We can easily do it with vectors & matrices: We are given A,B,A',B', where |A|=|B|=|A'|=|B'|. R(A)=A', R(B)=B'. Because the rotation R is rigid, we know that R(AxB) = A'xB' = R(A)xR(B) Assuming that B is not a multiple of A, we can form the 3x3 matrices R=matrix(A,B,AxB) and R'=matrix(A',B',A'xB'). Our answer is then the matrix product R^-1 R' = matrix(A,B,AxB)^-1 matrix(A',B',A'xB') You are now free to convert this _orthogonal_ matrix into a quaternion at your leisure. (Although AxB, A'xB' are not unit vectors, hence R,R' are not orthogonal matrices, nevertheless, R^-1 R' _is_ orthogonal.) (Contrary to Knuth, I did actually try this on some numbers & it worked!) At 04:25 AM 6/7/2014, Dan Asimov wrote:
In almost all cases, V := (A-A')x(B-B') will be a vector in the direction of the axis of rotation.

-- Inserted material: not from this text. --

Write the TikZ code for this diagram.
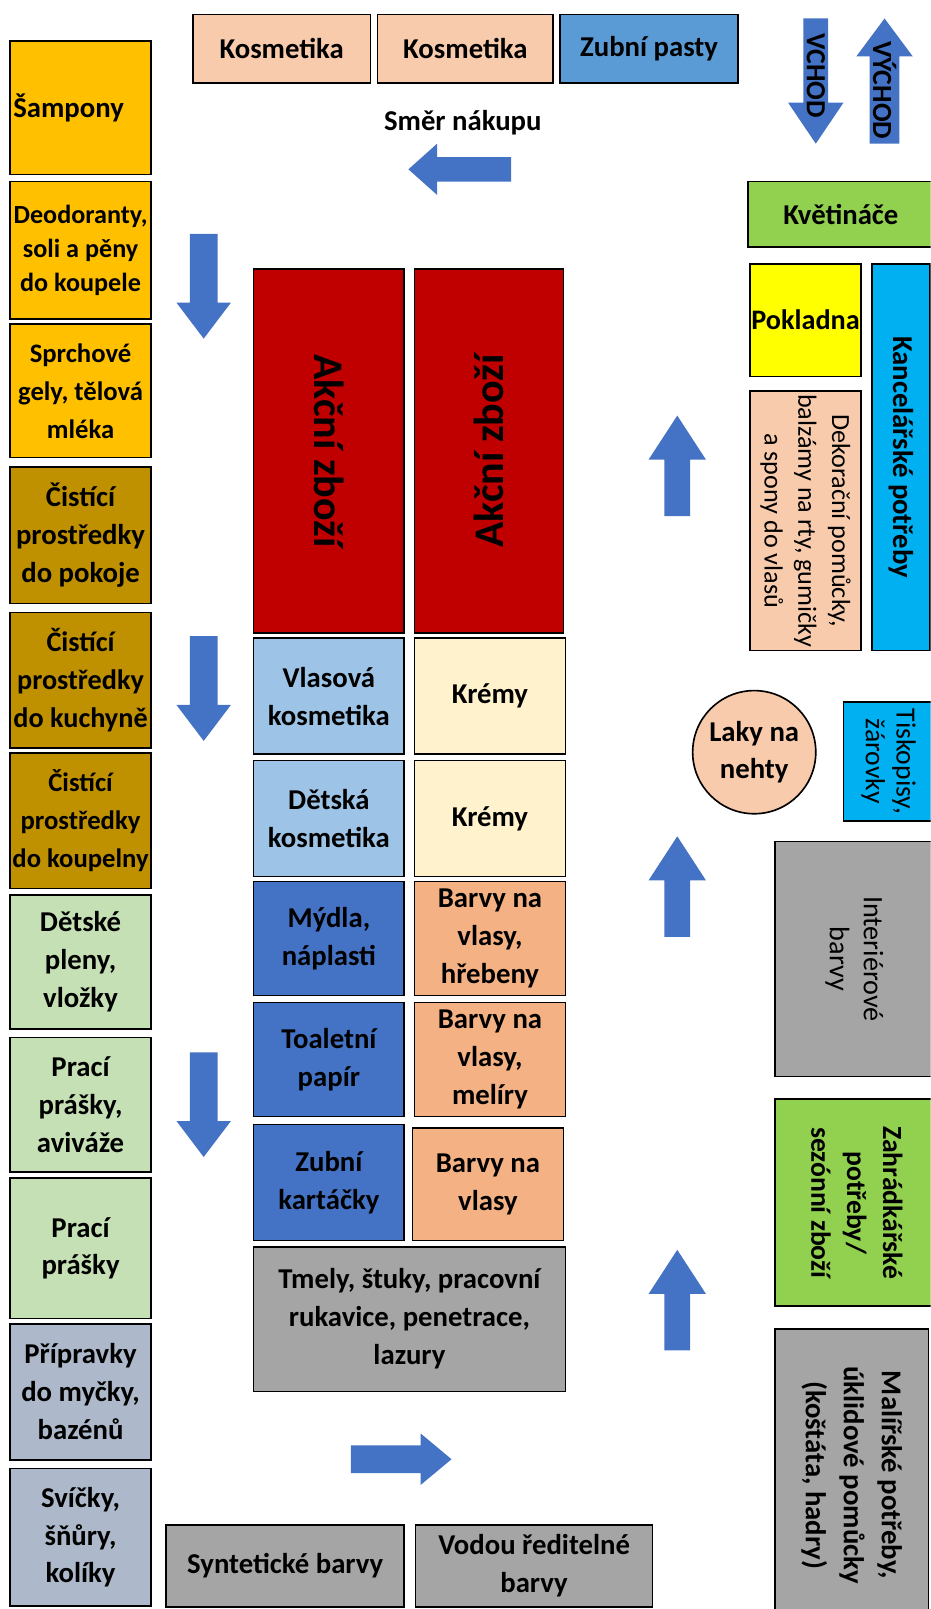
\documentclass[tikz,border=0pt]{standalone}
\usepackage{fontspec}
\setmainfont{Carlito}
\usepackage{tikz}
\usetikzlibrary{shapes.geometric}
\definecolor{peach}{HTML}{F8CBAD}
\definecolor{pastablue}{HTML}{5B9BD5}
\definecolor{goldbox}{HTML}{FFC000}
\definecolor{ochre}{HTML}{BF9000}
\definecolor{mint}{HTML}{C5E0B4}
\definecolor{slate}{HTML}{ADB9CA}
\definecolor{saleRed}{HTML}{C00000}
\definecolor{hairblue}{HTML}{9DC3E6}
\definecolor{cream}{HTML}{FFF2CC}
\definecolor{soapblue}{HTML}{4472C4}
\definecolor{salmon}{HTML}{F4B183}
\definecolor{stone}{HTML}{A5A5A5}
\definecolor{leaf}{HTML}{92D050}
\definecolor{lemon}{HTML}{FFFF00}
\definecolor{officeblue}{HTML}{00B0F0}
\definecolor{flowblue}{HTML}{4472C4}

\begin{document}
\begin{tikzpicture}[x=1pt, y=-1pt,
  shelf/.style={rectangle, draw=black, line width=1.6pt, align=center, inner sep=1pt,
    font=\fontsize{28}{37}\selectfont\bfseries},
  fs/.style 2 args={font=\fontsize{#1}{#2}\selectfont\bfseries},
  thin/.style 2 args={font=\fontsize{#1}{#2}\selectfont},
  dim/.style 2 args={minimum width=#1, minimum height=#2},
  pics/flow/.style n args={4}{code={
    \fill[flowblue] ({-#1/2},{-#3/2}) -- ({#1/2-#4},{-#3/2}) -- ({#1/2-#4},{-#2/2})
      -- ({#1/2},0) -- ({#1/2-#4},{#2/2}) -- ({#1/2-#4},{#3/2}) -- ({-#1/2},{#3/2}) -- cycle;
  }},
]
  \useasboundingbox (0,0) rectangle (907,1568);
  \clip (0,0) rectangle (907,1568);

  % top row
  \node[shelf, fill=peach, dim={173}{67}] (kosm1) at (274.5,47.5) {Kosmetika};
  \node[shelf, fill=peach, dim={171}{67}] (kosm2) at (453.5,47.5) {Kosmetika};
  \node[shelf, fill=pastablue, dim={173}{67}] (pasty) at (632.5,47.5) {Zubní pasty};

  % left wall
  \node[shelf, fill=goldbox, dim={137}{130}, text width=131pt, align=left] (sampony) at (78.5,105) {Šampony};
  \node[shelf, fill=goldbox, dim={137}{134}, fs={25.5}{33.5}] (deo) at (78.5,244)
    {Deodoranty,\\soli a pěny\\do koupele};
  \node[shelf, fill=goldbox, dim={137}{130}, fs={26}{37}] (sprchy) at (78.5,381) {Sprchové\\gely, tělová\\mléka};
  \node[shelf, fill=ochre, dim={137}{133}] (pokoj) at (78.5,521.5) {Čistící\\prostředky\\do pokoje};
  \node[shelf, fill=ochre, dim={137}{132}, fs={27.5}{37}] (kuchyn) at (78.5,663) {Čistící\\prostředky\\do kuchyně};
  \node[shelf, fill=ochre, dim={137}{132}, fs={26}{37}] (koupelna) at (78.5,800) {Čistící\\prostředky\\do koupelny};
  \node[shelf, fill=mint, dim={137}{131}] (pleny) at (78.5,937.5) {Dětské\\pleny,\\vložky};
  \node[shelf, fill=mint, dim={137}{131}] (avivaz) at (78.5,1076.5) {Prací\\prášky,\\aviváže};
  \node[shelf, fill=mint, dim={137}{137}] (prasky) at (78.5,1216.5) {Prací\\prášky};
  \node[shelf, fill=slate, dim={137}{133}] (mycky) at (78.5,1356.5) {Přípravky\\do myčky,\\bazénů};
  \node[shelf, fill=slate, dim={137}{134}] (svicky) at (78.5,1498) {Svíčky,\\šňůry,\\kolíky};

  % middle gondolas
  \node[shelf, fill=saleRed, rotate=-90, dim={355}{147}, fs={41}{46}] (akce1) at (320.5,439.5) {Akční zboží};
  \node[shelf, fill=saleRed, rotate=90, dim={355}{145}, fs={41}{46}] (akce2) at (476.5,439.5) {Akční zboží};
  \node[shelf, fill=hairblue, dim={147}{113}] (vlasova) at (320.5,678.5) {Vlasová\\kosmetika};
  \node[shelf, fill=cream, dim={147}{113}] (kremy1) at (477.5,678.5) {Krémy};
  \node[shelf, fill=hairblue, dim={147}{113}] (detska) at (320.5,797.5) {Dětská\\kosmetika};
  \node[shelf, fill=cream, dim={147}{113}] (kremy2) at (477.5,797.5) {Krémy};
  \node[shelf, fill=soapblue, dim={147}{111}] (mydla) at (320.5,914.5) {Mýdla,\\náplasti};
  \node[shelf, fill=salmon, dim={147}{111}] (barvy1) at (477.5,914.5) {Barvy na\\vlasy,\\hřebeny};
  \node[shelf, fill=soapblue, dim={147}{111}] (papir) at (320.5,1032.5) {Toaletní\\papír};
  \node[shelf, fill=salmon, dim={147}{111}] (barvy2) at (477.5,1032.5) {Barvy na\\vlasy,\\melíry};
  \node[shelf, fill=soapblue, dim={147}{113}] (kartacky) at (320.5,1152.5) {Zubní\\kartáčky};
  \node[shelf, fill=salmon, dim={147}{110}] (barvy3) at (475.5,1154) {Barvy na\\vlasy};
  \node[shelf, fill=stone, dim={304}{141}] (tmely) at (399,1285.5)
    {Tmely, štuky, pracovní\\rukavice, penetrace,\\lazury};

  % bottom row
  \node[shelf, fill=stone, dim={232}{80}] (synt) at (278,1526) {Syntetické barvy};
  \node[shelf, fill=stone, dim={231}{80}] (vodou) at (520.5,1526) {Vodou ředitelné\\barvy};

  % right wall
  \node[shelf, fill=leaf, dim={181}{64}] (kvetinace) at (819.5,209) {Květináče};
  \node[shelf, fill=lemon, dim={108}{110}, fs={27.5}{33}] (pokladna) at (785,312) {Pokladna};
  \node[shelf, fill=officeblue, rotate=-90, dim={377}{56}] (kancl) at (878,445.5) {Kancelářské potřeby};
  \node[shelf, fill=peach, rotate=-90, dim={253}{108}, thin={25.5}{33}] (dekor) at (785,507.5)
    {Dekorační pomůcky,\\balzámy na rty, gumičky\\a spony do vlasů};
  \node[shelf, circle, fill=peach, minimum size=120] (laky) at (735,733) {Laky na\\nehty};
  \node[shelf, fill=officeblue, rotate=-90, dim={116}{88}, thin={27}{30}] (tisk) at (866,742)
    {Tiskopisy,\\žárovky};
  \node[shelf, fill=stone, rotate=-90, dim={229}{155}, thin={27.5}{33}] (interier) at (832.5,934.5) {Interiérové\\barvy};
  \node[shelf, fill=leaf, rotate=-90, dim={202}{160}, fs={27}{35}] (zahrada) at (835,1172)
    {Zahrádkářské\\potřeby/\\sezónní zboží};
  \node[shelf, fill=stone, rotate=-90, dim={285}{150}] (malir) at (830,1437.5)
    {Malířské potřeby,\\úklidové pomůcky\\(koštáta, hadry)};

  % walking direction
  \node[fs={28}{30}] (smer) at (451,120) {Směr nákupu};
  \pic[rotate=180] at (448,165) {flow={100}{50}{24}{28}};
  \pic[rotate=-90] at (198.5,279) {flow={102}{53}{27}{35}};
  \pic[rotate=-90] at (198.5,671) {flow={102}{53}{27}{35}};
  \pic[rotate=-90] at (198.5,1076.5) {flow={102}{53}{27}{35}};
  \pic at (391,1422) {flow={98}{50}{27}{30}};
  \pic[rotate=90] at (660,454) {flow={98}{56}{25}{43}};
  \pic[rotate=90] at (660,864) {flow={98}{56}{25}{43}};
  \pic[rotate=90] at (660,1267) {flow={98}{56}{25}{43}};

  % entrance / exit
  \pic[rotate=-90] at (795,79) {flow={122}{54}{24}{40}};
  \pic[rotate=90] at (862,79) {flow={122}{55}{29}{37}};
  \node[rotate=-90, fs={27}{30}] (vchod) at (795,74) {VCHOD};
  \node[rotate=-90, fs={27}{30}] (vychod) at (862,88) {VÝCHOD};
\end{tikzpicture}
\end{document}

Knowing V makes it easy to project say A and A' onto the perpendicular plane to C to determine the angle T.
The remaining cases should be easy to exclude or deal with.
--Dan
On Jun 7, 2014, at 1:32 AM, Robert Smith <quad@symbo1ics.com> wrote:
Let A and B be unit vectors in R^3. Suppose they are rotated about some vector V by an angle T, resulting in A' and B' respectively. What are V and T?
I set up a quadratic system using quaternions and got a result that was 3 million terms large. Am I missing something?